As a former recruiter myself, here are some pointers for making the most of the relationship:

  • Show respect for the recruiter’s time.  Recruiters are juggling many open positions, hiring managers and job seekers. Keep all communication focused and concise.
  • Make it easy for recruiters to reach you by featuring email and phone number on all materials.  Some recruiters prefer to call. Be responsive to their calls and return messages quickly.
  • Look for ways to help recruiters.  If approached about a job that is not right for you, suggest someone for whom it might be a match.
  • Treat every encounter with a recruiter like a job interview.  When a recruiter recommends you for a position, his or her reputation is on the line so recruiters are constantly measuring you.

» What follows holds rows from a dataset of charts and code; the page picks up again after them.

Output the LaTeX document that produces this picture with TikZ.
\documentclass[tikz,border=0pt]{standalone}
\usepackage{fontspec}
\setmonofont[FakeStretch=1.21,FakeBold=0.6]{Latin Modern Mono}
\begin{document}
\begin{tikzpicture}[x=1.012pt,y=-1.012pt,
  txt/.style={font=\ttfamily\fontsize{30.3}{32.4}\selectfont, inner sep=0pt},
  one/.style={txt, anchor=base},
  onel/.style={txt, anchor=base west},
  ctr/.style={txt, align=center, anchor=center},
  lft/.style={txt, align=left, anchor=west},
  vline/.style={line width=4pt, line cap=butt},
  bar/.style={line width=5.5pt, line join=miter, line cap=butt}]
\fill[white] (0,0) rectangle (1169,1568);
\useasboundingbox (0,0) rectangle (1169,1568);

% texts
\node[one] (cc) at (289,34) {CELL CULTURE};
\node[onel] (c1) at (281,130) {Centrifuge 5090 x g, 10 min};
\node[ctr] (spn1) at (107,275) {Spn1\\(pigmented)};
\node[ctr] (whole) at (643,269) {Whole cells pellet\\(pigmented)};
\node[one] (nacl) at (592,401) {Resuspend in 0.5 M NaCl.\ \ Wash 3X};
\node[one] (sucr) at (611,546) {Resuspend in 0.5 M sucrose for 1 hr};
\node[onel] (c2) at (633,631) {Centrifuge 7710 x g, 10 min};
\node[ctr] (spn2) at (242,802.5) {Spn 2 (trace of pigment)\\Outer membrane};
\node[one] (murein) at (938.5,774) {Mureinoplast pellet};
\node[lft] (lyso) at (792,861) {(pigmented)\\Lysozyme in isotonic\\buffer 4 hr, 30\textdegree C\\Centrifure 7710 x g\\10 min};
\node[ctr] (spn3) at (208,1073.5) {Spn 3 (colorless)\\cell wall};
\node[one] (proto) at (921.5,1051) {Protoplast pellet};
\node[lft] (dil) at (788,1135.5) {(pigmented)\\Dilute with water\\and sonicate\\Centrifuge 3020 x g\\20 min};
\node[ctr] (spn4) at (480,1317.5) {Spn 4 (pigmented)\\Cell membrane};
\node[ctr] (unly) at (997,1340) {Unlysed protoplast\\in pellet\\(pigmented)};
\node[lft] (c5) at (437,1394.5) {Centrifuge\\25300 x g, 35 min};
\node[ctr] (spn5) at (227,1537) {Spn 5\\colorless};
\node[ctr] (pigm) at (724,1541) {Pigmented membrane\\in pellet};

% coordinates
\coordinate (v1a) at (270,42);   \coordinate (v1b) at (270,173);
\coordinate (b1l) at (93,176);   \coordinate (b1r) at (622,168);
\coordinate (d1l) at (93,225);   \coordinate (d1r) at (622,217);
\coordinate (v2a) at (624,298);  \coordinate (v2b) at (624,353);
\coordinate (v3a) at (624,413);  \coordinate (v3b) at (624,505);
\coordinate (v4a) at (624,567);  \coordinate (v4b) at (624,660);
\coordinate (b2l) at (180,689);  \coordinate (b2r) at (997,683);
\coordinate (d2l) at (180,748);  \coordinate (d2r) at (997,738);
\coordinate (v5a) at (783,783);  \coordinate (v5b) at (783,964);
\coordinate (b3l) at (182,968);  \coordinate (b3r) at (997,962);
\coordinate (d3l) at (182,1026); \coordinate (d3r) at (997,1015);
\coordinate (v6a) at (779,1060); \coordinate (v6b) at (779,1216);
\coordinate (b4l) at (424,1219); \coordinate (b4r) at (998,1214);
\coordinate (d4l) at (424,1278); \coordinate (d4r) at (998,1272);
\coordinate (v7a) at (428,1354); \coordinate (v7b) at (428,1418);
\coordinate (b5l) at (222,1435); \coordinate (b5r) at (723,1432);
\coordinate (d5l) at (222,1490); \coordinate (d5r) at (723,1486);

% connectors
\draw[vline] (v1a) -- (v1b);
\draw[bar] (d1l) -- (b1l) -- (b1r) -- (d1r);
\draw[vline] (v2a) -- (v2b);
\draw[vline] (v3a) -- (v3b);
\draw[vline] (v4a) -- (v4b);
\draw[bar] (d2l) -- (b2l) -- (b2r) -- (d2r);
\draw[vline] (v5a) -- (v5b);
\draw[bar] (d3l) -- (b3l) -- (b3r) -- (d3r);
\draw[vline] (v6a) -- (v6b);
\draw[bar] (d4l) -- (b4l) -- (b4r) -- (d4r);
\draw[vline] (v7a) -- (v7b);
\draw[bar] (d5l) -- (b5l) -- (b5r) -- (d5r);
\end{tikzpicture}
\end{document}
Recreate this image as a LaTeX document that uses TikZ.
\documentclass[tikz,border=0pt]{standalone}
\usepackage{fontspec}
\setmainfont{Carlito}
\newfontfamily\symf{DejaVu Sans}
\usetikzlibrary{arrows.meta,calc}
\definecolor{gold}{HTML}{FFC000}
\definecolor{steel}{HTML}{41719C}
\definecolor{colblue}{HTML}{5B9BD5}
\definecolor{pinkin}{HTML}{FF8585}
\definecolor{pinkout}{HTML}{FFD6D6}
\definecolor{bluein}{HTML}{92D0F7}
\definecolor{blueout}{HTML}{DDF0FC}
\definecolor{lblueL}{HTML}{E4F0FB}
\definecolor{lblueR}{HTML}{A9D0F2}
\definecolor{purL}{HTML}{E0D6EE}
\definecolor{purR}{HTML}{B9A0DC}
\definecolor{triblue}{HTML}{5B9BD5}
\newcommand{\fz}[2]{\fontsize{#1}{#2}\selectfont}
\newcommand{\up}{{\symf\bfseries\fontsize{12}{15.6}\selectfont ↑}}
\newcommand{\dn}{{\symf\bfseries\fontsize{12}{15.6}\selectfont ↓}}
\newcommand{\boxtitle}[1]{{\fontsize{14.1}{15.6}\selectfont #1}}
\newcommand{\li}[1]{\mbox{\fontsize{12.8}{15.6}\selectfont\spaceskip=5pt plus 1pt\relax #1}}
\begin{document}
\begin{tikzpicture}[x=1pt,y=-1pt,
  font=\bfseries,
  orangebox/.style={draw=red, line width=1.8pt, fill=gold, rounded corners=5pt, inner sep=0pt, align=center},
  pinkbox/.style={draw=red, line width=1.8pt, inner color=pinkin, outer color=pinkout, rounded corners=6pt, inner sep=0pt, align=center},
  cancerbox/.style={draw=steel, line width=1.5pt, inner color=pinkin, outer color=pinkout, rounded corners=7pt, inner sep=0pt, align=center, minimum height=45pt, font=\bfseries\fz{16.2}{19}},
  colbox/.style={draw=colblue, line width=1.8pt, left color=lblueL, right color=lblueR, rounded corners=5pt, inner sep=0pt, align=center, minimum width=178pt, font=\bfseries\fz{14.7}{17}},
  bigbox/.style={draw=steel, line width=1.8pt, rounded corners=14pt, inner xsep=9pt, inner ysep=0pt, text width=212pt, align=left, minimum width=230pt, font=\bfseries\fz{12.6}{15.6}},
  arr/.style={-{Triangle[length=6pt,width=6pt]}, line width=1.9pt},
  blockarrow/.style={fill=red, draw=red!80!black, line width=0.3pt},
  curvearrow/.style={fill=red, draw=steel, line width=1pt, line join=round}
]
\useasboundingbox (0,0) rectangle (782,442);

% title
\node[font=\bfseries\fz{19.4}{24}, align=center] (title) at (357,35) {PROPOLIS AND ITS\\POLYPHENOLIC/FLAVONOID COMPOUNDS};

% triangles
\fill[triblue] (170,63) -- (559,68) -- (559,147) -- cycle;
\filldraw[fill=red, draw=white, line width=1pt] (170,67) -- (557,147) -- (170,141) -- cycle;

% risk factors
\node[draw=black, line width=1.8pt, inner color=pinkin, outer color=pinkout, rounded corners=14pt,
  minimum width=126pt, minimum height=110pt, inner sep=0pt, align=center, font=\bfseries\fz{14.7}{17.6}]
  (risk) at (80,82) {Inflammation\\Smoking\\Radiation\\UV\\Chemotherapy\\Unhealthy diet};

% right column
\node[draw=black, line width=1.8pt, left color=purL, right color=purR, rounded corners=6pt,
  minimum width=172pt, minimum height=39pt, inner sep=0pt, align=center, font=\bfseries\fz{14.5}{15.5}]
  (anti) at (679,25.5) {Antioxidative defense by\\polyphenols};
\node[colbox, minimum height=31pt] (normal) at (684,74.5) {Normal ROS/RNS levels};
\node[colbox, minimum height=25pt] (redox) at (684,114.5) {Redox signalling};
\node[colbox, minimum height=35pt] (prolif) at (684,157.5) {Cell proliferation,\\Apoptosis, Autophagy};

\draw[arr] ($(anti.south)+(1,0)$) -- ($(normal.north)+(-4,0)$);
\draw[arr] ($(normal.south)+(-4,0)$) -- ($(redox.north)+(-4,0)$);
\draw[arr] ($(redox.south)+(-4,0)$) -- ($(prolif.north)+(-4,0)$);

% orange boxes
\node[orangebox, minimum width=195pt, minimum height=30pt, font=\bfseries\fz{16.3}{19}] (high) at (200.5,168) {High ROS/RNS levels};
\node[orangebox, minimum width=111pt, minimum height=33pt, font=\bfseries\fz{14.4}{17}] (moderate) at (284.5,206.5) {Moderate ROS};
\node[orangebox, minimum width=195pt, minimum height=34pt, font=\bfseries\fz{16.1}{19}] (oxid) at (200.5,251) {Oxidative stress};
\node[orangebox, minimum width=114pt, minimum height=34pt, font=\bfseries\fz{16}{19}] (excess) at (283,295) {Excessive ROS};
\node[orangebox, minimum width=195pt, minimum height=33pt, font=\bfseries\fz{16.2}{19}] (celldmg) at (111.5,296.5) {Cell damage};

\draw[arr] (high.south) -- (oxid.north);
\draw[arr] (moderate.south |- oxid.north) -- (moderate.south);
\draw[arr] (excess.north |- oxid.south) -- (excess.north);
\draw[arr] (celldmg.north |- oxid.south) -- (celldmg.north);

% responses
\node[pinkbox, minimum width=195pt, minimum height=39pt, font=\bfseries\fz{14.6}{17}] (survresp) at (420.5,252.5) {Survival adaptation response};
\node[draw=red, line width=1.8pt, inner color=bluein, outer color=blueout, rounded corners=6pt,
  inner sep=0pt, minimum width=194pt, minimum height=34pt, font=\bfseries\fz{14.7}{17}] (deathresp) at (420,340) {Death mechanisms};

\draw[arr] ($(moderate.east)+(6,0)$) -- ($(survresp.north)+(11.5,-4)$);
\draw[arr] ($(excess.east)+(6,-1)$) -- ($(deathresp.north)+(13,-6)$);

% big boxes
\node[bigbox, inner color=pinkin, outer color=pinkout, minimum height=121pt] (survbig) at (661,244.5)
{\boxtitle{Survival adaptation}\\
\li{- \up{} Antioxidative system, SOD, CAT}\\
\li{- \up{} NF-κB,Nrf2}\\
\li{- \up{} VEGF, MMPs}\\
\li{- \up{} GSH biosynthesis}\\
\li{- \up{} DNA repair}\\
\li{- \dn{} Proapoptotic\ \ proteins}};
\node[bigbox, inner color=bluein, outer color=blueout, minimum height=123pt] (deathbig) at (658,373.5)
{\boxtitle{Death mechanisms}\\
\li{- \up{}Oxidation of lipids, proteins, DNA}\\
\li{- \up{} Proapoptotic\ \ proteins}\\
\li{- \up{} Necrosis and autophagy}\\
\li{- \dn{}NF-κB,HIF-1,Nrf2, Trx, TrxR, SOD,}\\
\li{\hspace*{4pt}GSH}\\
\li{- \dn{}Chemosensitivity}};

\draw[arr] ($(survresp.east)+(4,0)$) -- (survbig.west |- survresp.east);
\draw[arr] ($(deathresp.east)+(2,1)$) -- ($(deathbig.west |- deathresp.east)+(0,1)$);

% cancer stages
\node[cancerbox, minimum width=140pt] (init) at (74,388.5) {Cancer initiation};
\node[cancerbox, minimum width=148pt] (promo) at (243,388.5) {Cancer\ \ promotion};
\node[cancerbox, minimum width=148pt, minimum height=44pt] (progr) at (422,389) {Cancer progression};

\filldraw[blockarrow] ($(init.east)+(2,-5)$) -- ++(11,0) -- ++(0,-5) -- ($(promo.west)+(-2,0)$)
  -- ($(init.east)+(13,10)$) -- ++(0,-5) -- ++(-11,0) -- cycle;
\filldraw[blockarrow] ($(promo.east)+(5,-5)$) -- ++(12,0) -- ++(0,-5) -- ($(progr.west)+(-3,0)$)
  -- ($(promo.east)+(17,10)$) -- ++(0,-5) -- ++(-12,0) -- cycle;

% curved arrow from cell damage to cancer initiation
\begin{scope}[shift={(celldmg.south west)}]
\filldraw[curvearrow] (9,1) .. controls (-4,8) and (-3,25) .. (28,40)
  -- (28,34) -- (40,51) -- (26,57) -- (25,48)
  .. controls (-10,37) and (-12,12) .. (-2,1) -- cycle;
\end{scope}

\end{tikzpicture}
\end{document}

  • Don’t expect a recruiter to act as your career counselor or job search coach.  Some recruiters may offer helpful advice, but do not lead by asking for it.
  • Take all input from recruiters seriously, especially if they are trying to match you to a specific job.  They know the organization and hiring manager, so any advice the give is likely to be important.
  • Never vent with a recruiter about the frustrations of your job search.  Remain positive and professional at all times.
  • If a recruiter does not follow up with you, contact the recruiter.  Send a concise email or leave a professional voice mail message requesting an update.

Your relationship with recruiters or “headhunters” is like any other networking relationship. It should be a two-way, mutually beneficial connection. Treat recruiters respectfully, pay it forward where you can, be sure they know your value so they can connect you when they hear of a job that might be right.